Bird Watching – Considering the Greatest-Ever Films By Women
3. Beau Travail, Claire Denis (1999)
I think Claire Denis is the best film director working today, from any country, male or female. I know this is almost an unfair statement to make, no matter who one thinks deserves the title—the goals and styles of various filmmakers are so different (and, for that matter, I’m hardly familiar with every filmmaker on the planet). But no one makes films that make me feel the way Denis’s films do. Every time, I want to watch again immediately to try to grasp hold of her methods, to see how she does what she does. Her films have surreal elements of construction even while focusing tightly on the real physical world; they layer the intense individual emotions of characters on top of complex socio-political settings without exposition for the audience. You have to dive in and flow with what she gives you. The films are gorgeous to look at and maddening to feel, in the best possible way.
Beau Travail, a tale of life-crushing jealousy among a unit of the French Foreign Legion stationed in Djibouti in punishing conditions, encompasses everything that is entrancing and bewildering about Denis’s work. The film received significant critical praise upon its release, and is considered the highlight of her career so far.
4. After the Wedding, Susanne Bier (2006)
No one does raw human drama like Susanne Bier does. In that capacity, After the Wedding is one of the finest films I’ve ever seen. The plot—involving a crumbling family and hidden secrets, old and new, coming to light—would easily have tipped into melodrama in less capable hands. Bier produces a profound exploration of people facing their true inner selves as they are confronted by unexpected circumstances. It earned her a nomination for Best Foreign Film at the Academy Awards that year.
The films on the Sight & Sound list are, I believe without exception, the sort made up of highly composed shots, filled with tableaux, intensely interested in color, or light and shadow, or angles…they are the films we might describe as being especially “cinematic.” Bier’s visual style is much more contemporary, with handheld camerawork and significant reliance on close-ups. I hope that as time goes on, and the number of respected films made with that sort of intimate and dynamic cinematography only grows, it will be accepted as an element that can contribute to a truly “great” film.
5. Seven Beauties, Lina Wertmüller (1975)

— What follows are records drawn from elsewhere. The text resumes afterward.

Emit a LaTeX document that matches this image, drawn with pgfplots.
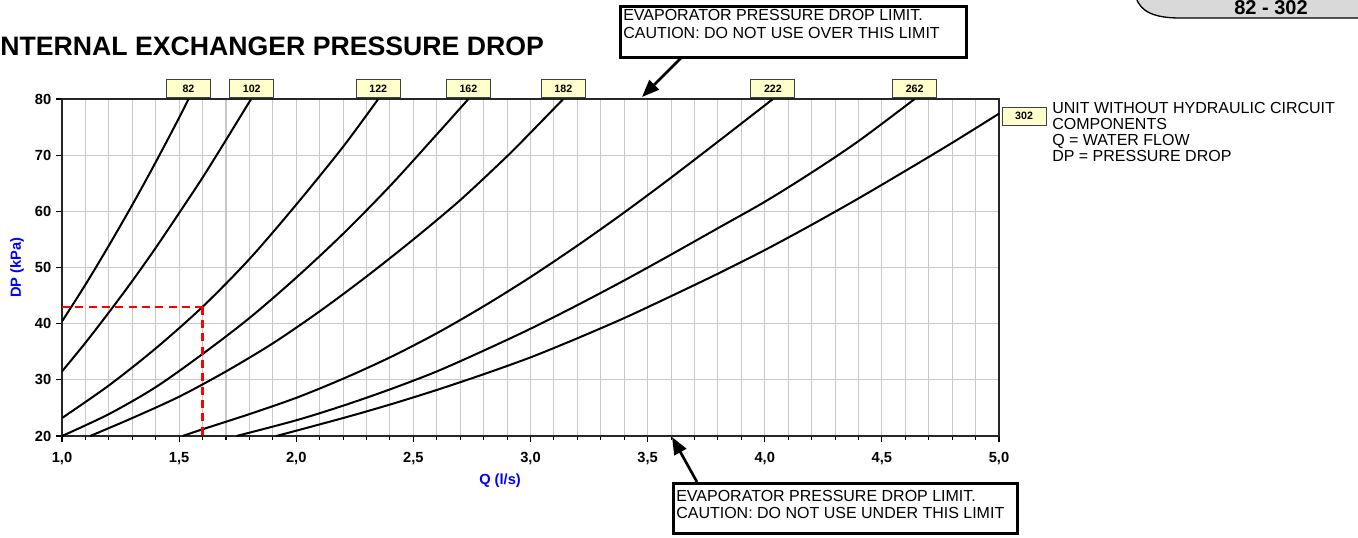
\documentclass[border=0pt]{standalone}
\usepackage{fontspec}
\setmainfont{Liberation Sans}
\usepackage{pgfplots}
\pgfplotsset{compat=1.18}
\usetikzlibrary{arrows.meta}
\definecolor{gridgray}{RGB}{200,200,200}
\definecolor{boxyellow}{RGB}{255,255,204}
\definecolor{labblue}{RGB}{0,0,255}
\definecolor{capgray}{RGB}{217,217,217}
\definecolor{dashred}{RGB}{255,0,0}
\tikzset{lab/.style={draw=black!75, fill=boxyellow, font=\bfseries\fontsize{8}{9.5}\selectfont, minimum width=33pt, minimum height=13.5pt, inner sep=1pt, line width=0.7pt}}
\begin{document}
\begin{tikzpicture}[x=0.75pt,y=-0.75pt]
\path[use as bounding box] (0,0) rectangle (1358,537);
% title
\node[anchor=base west, font=\bfseries\fontsize{20}{24}\selectfont, inner sep=0pt] at (0,55) {NTERNAL EXCHANGER PRESSURE DROP};
% top right tab
\fill[capgray] (1136,-3) .. controls (1140,12) and (1155,18) .. (1180,18) -- (1362,18) -- (1362,-3) -- cycle;
\draw[line width=1pt] (1136,-3) .. controls (1140,12) and (1155,18) .. (1180,18) -- (1362,18);
\node[anchor=base, font=\bfseries\fontsize{15}{18}\selectfont, inner sep=0pt] at (1271,14) {82 - 302};
% annotation boxes
\draw[line width=2.2pt] (620.5,6.5) rectangle (966.5,57.5);
\node[anchor=base west, font=\fontsize{12}{14.2}\selectfont, inner sep=0pt] at (623,20) {EVAPORATOR PRESSURE DROP LIMIT.};
\node[anchor=base west, font=\fontsize{12}{14.2}\selectfont, inner sep=0pt] at (623,38) {CAUTION: DO NOT USE OVER THIS LIMIT};
\draw[line width=2.2pt] (673.5,483.5) rectangle (1017.5,533.5);
\node[anchor=base west, font=\fontsize{12}{14.2}\selectfont, inner sep=0pt] at (676,501) {EVAPORATOR PRESSURE DROP LIMIT.};
\node[anchor=base west, font=\fontsize{12}{14.2}\selectfont, inner sep=0pt] at (676,518) {CAUTION: DO NOT USE UNDER THIS LIMIT};
% arrows
\draw[line width=2pt, -{Triangle[length=13pt,width=10pt]}] (681,58) -- (642,97);
\draw[line width=2pt, -{Triangle[length=13pt,width=10pt]}] (697,482) -- (672,437);
% right notes
\node[anchor=base west, font=\fontsize{12}{14.2}\selectfont, inner sep=0pt] at (1052,113) {UNIT WITHOUT HYDRAULIC CIRCUIT};
\node[anchor=base west, font=\fontsize{12}{14.2}\selectfont, inner sep=0pt] at (1052,129) {COMPONENTS};
\node[anchor=base west, font=\fontsize{12}{14.2}\selectfont, inner sep=0pt] at (1052,145) {Q = WATER FLOW};
\node[anchor=base west, font=\fontsize{12}{14.2}\selectfont, inner sep=0pt] at (1052,161) {DP = PRESSURE DROP};
\begin{axis}[
  at={(46.5pt,-327pt)}, anchor=south west,
  scale only axis, width=702.75pt, height=252.75pt,
  xmin=1, xmax=5, ymin=20, ymax=80,
  xtick distance=0.5, minor x tick num=4,
  ytick={20,30,...,80},
  tick pos=left, tick align=outside,
  major tick length=4.5pt, minor tick length=3pt,
  every tick/.style={black, line width=0.8pt},
  grid=both,
  major grid style={gridgray, line width=0.8pt},
  minor grid style={gridgray, line width=0.8pt},
  axis line style={black!85, line width=1pt},
  clip mode=individual,
  cycle list={{black, solid, mark=none}},
  x tick label style={yshift=-4.5pt, font=\bfseries\fontsize{11}{13}\selectfont, /pgf/number format/.cd, fixed, fixed zerofill, precision=1, use comma, assume math mode=true, /tikz/.cd},
  y tick label style={font=\bfseries\fontsize{11}{13}\selectfont, /pgf/number format/.cd, fixed, precision=0, assume math mode=true, /tikz/.cd},
  xlabel={Q (l/s)}, ylabel={DP (kPa)},
  xlabel style={font=\bfseries\fontsize{11}{13}\selectfont, text=labblue, at={(axis description cs:0.4675,-0.1335)}, anchor=center},
  ylabel style={font=\bfseries\fontsize{11}{13}\selectfont, text=labblue, at={(axis description cs:-0.048,0.5)}, anchor=center},
  every axis plot/.append style={line width=1.5pt, smooth, tension=0.5},
]
% 82
\addplot coordinates {(1.0,40.4) (1.1,46.95) (1.2,53.9) (1.3,61.15) (1.4,68.75) (1.5,76.67) (1.54,80)};
% 102
\addplot coordinates {(1.0,31.5) (1.1,36.6) (1.2,42.0) (1.3,47.6) (1.4,53.5) (1.5,59.7) (1.6,66.0) (1.7,72.7) (1.8,79.5) (1.81,80)};
% 122
\addplot coordinates {(1.0,23.2) (1.2,29.0) (1.4,35.6) (1.6,43.0) (1.8,51.5) (2.0,61.2) (2.2,71.5) (2.35,80)};
% 162
\addplot coordinates {(1.0,20.0) (1.2,23.9) (1.4,28.7) (1.6,34.6) (1.8,41.0) (2.0,48.2) (2.2,56.0) (2.4,64.5) (2.6,73.7) (2.735,80)};
% 182
\addplot coordinates {(1.12,20.0) (1.3,23.2) (1.5,27.0) (1.7,31.5) (1.9,36.5) (2.1,42.2) (2.3,48.4) (2.5,55.0) (2.7,62.0) (2.9,69.8) (3.0,74.0) (3.14,80)};
% 222
\addplot coordinates {(1.515,20.0) (1.6,21.2) (1.8,23.9) (2.0,26.8) (2.2,30.2) (2.4,34.0) (2.6,38.3) (2.8,43.1) (3.0,48.3) (3.2,53.9) (3.4,59.8) (3.6,66.0) (3.8,72.4) (4.035,80)};
% 262
\addplot coordinates {(1.745,20.0) (2.0,22.8) (2.2,25.4) (2.4,28.3) (2.6,31.5) (2.8,35.2) (3.0,39.1) (3.2,43.3) (3.4,47.7) (3.6,52.3) (3.8,57.0) (4.0,61.7) (4.2,66.9) (4.4,72.5) (4.64,80)};
% 302
\addplot coordinates {(1.915,20.0) (2.2,23.2) (2.4,25.6) (2.6,28.2) (2.8,31.0) (3.0,34.0) (3.2,37.4) (3.4,41.0) (3.6,44.9) (3.8,48.9) (4.0,53.1) (4.2,57.6) (4.4,62.3) (4.6,67.2) (4.8,72.2) (5.0,77.4)};
% red reading example
\addplot[dashred, line width=1.5pt, dash pattern=on 6pt off 4pt, sharp plot, mark=none] coordinates {(1.0,43) (1.6,43)};
\addplot[dashred, line width=2pt, dash pattern=on 6pt off 4pt, sharp plot, mark=none] coordinates {(1.6,43) (1.6,20)};
% curve labels
\node[lab, anchor=south, yshift=0.8pt] at (axis cs:1.54,80) {82};
\node[lab, anchor=south, yshift=0.8pt] at (axis cs:1.81,80) {102};
\node[lab, anchor=south, yshift=0.8pt] at (axis cs:2.35,80) {122};
\node[lab, anchor=south, yshift=0.8pt] at (axis cs:2.735,80) {162};
\node[lab, anchor=south, yshift=0.8pt] at (axis cs:3.14,80) {182};
\node[lab, anchor=south, yshift=0.8pt] at (axis cs:4.035,80) {222};
\node[lab, anchor=south, yshift=0.8pt] at (axis cs:4.64,80) {262};
\node[lab, anchor=west, xshift=2pt, yshift=-2pt] at (axis cs:5,77.4) {302};
\end{axis}
\end{tikzpicture}
\end{document}
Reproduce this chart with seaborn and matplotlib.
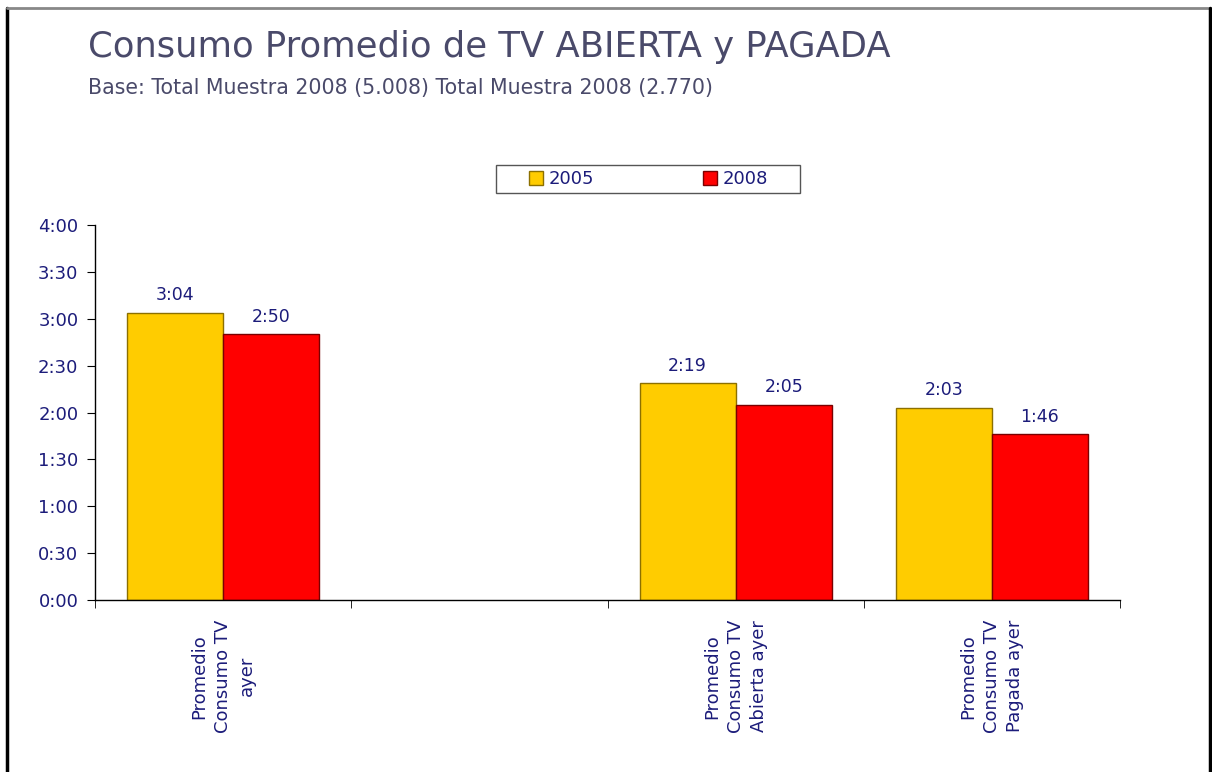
import matplotlib
matplotlib.use("Agg")
import matplotlib.pyplot as plt
import matplotlib.ticker as mticker
from matplotlib.lines import Line2D
from matplotlib.patches import Patch, Rectangle
import pandas as pd
import seaborn as sns

# Chart data (minutes)
categories = [
    "Promedio\nConsumo TV\nayer",
    "",
    "Promedio\nConsumo TV\nAbierta ayer",
    "Promedio\nConsumo TV\nPagada ayer",
]
years = ["2005", "2008"]
minutes_2005 = [184, None, 139, 123]
minutes_2008 = [170, None, 125, 106]

colors = {"2005": "#FFCC00", "2008": "#FF0000"}
edges = {"2005": "#8C7000", "2008": "#7A0000"}
navy = "#1C1C7A"


def fmt_min(v, pos=None):
    v = int(round(v))
    return f"{v // 60}:{v % 60:02d}"


def main():
    rows = []
    for cat, a, b in zip(categories, minutes_2005, minutes_2008):
        rows.append({"cat": cat, "year": "2005", "min": a})
        rows.append({"cat": cat, "year": "2008", "min": b})
    df = pd.DataFrame(rows)

    sns.set_style("white")
    plt.rcParams["font.family"] = ["DejaVu Sans"]

    fig = plt.figure(figsize=(12.12, 7.72), dpi=100)
    ax = fig.add_axes([0.0784, 0.2228, 0.8457, 0.4857])

    sns.barplot(
        data=df, x="cat", y="min", hue="year", order=categories,
        hue_order=years, palette=colors, width=0.75, ax=ax,
        legend=False, errorbar=None, saturation=1,
    )

    # bar edges and value labels
    for cont, yr in zip(ax.containers, years):
        for bar in cont:
            bar.set_edgecolor(edges[yr])
            bar.set_linewidth(1.0)
        labels = [fmt_min(v) if v == v and v > 0 else "" for v in cont.datavalues]
        ax.bar_label(cont, labels=labels, padding=6, fontsize=12.5, color=navy)

    ax.set_ylim(0, 240)
    ax.set_xlim(-0.5, 3.5)
    ax.yaxis.set_major_locator(mticker.MultipleLocator(30))
    ax.yaxis.set_major_formatter(mticker.FuncFormatter(fmt_min))
    ax.tick_params(axis="y", labelsize=13, labelcolor=navy, length=6,
                   color="black", left=True, pad=6)

    # category labels at centers, tick marks at boundaries
    ax.set_xticks(range(len(categories)))
    ax.set_xticklabels(categories, rotation=90, va="top", ha="center",
                       fontsize=13, color=navy, linespacing=1.4)
    ax.tick_params(axis="x", which="major", length=0, pad=14)
    ax.set_xticks([i - 0.5 for i in range(len(categories) + 1)], minor=True)
    ax.tick_params(axis="x", which="minor", length=6, color="black", bottom=True)

    ax.set_xlabel("")
    ax.set_ylabel("")
    sns.despine(ax=ax)
    for s in ("left", "bottom"):
        ax.spines[s].set_color("black")
        ax.spines[s].set_linewidth(1.0)

    handles = [Patch(facecolor=colors[y], edgecolor=edges[y], label=y) for y in years]
    leg = fig.legend(
        handles=handles, loc="center", bbox_to_anchor=(0.535, 0.768), ncol=2,
        frameon=False, fontsize=13, columnspacing=6,
        handlelength=0.8, handleheight=0.8, handletextpad=0.3,
        borderpad=0.3, borderaxespad=0,
    )
    for t in leg.get_texts():
        t.set_color(navy)
    fig.add_artist(Rectangle((0.409, 0.750), 0.2508, 0.0363, fill=False,
                             edgecolor="#555555", lw=1.0,
                             transform=fig.transFigure))

    fig.text(0.0726, 0.939, "Consumo Promedio de TV ABIERTA y PAGADA",
             fontsize=25.5, color="#4A4A6A", va="center", ha="left")
    fig.text(0.0726, 0.886, "Base: Total Muestra 2008 (5.008) Total Muestra 2008 (2.770)",
             fontsize=14.8, color="#4A4A6A", va="center", ha="left")

    # page frame
    fig.add_artist(Line2D([0.0055, 0.0055], [0, 0.99], color="black", lw=2.5,
                          transform=fig.transFigure))
    fig.add_artist(Line2D([0.0055, 0.998], [0.99, 0.99], color="#888888", lw=2,
                          transform=fig.transFigure))
    fig.add_artist(Line2D([0.998, 0.998], [0, 0.99], color="black", lw=2.5,
                          transform=fig.transFigure))

    fig.savefig("out.png", dpi=100, facecolor="white")


if __name__ == "__main__":
    main()
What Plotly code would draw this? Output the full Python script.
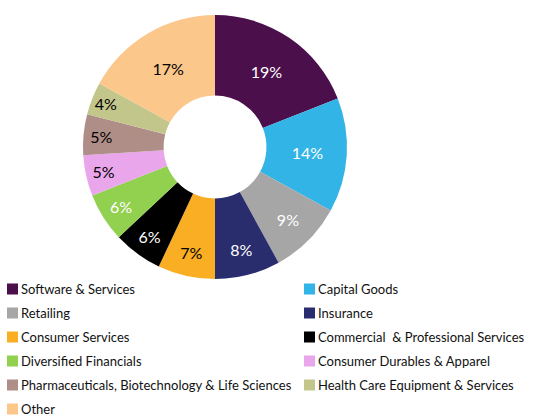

Seven Beauties is the weirdest film I’ve ever seen. Sorry, David Lynch—whose Mulholland Dr. sits at #28 on the list, the newest film to make the cut—you’ve got nothing on this dark, twisted tale. Wertmüller was the first woman ever to be nominated for the Best Director Oscar, and it was for this film. Set in and around WWII, it follows Italian blowhard Pasqualino, an abhorrent main character if there ever was one, through such a series of macabre misadventures—including a stint in a garish through-the-looking-glass version of a concentration camp—that ultimately we’re forced to root for the guy, having no other choice but to resist the indignities and violence thrust upon him, no matter how horrid he is. Wertmüller’s narrative skips around in time; her set pieces vary from seeming like a page from a storybook to a routine from a musical to a nightmare circle of Dante’s hell. Add in a four-and-a-half minute spoken word prologue and the single most disturbing sex scene I’ve ever seen, and the resulting oddity has to be seen to be believed.
I’m not familiar with much of Wertmüller’s other work, but it is this type of grand artistic vision that I think of when I’m frustrated by yet another implication that women filmmakers are only fit to make romantic comedies and an occasional drawing room drama.
This year, there were many changes to Sight & Sound‘s list, as they opened up the ranks of contributors. I hope that when we inevitably argue in the film community about the list’s next iteration, among the changes, another woman or two will have been accepted for her greatness.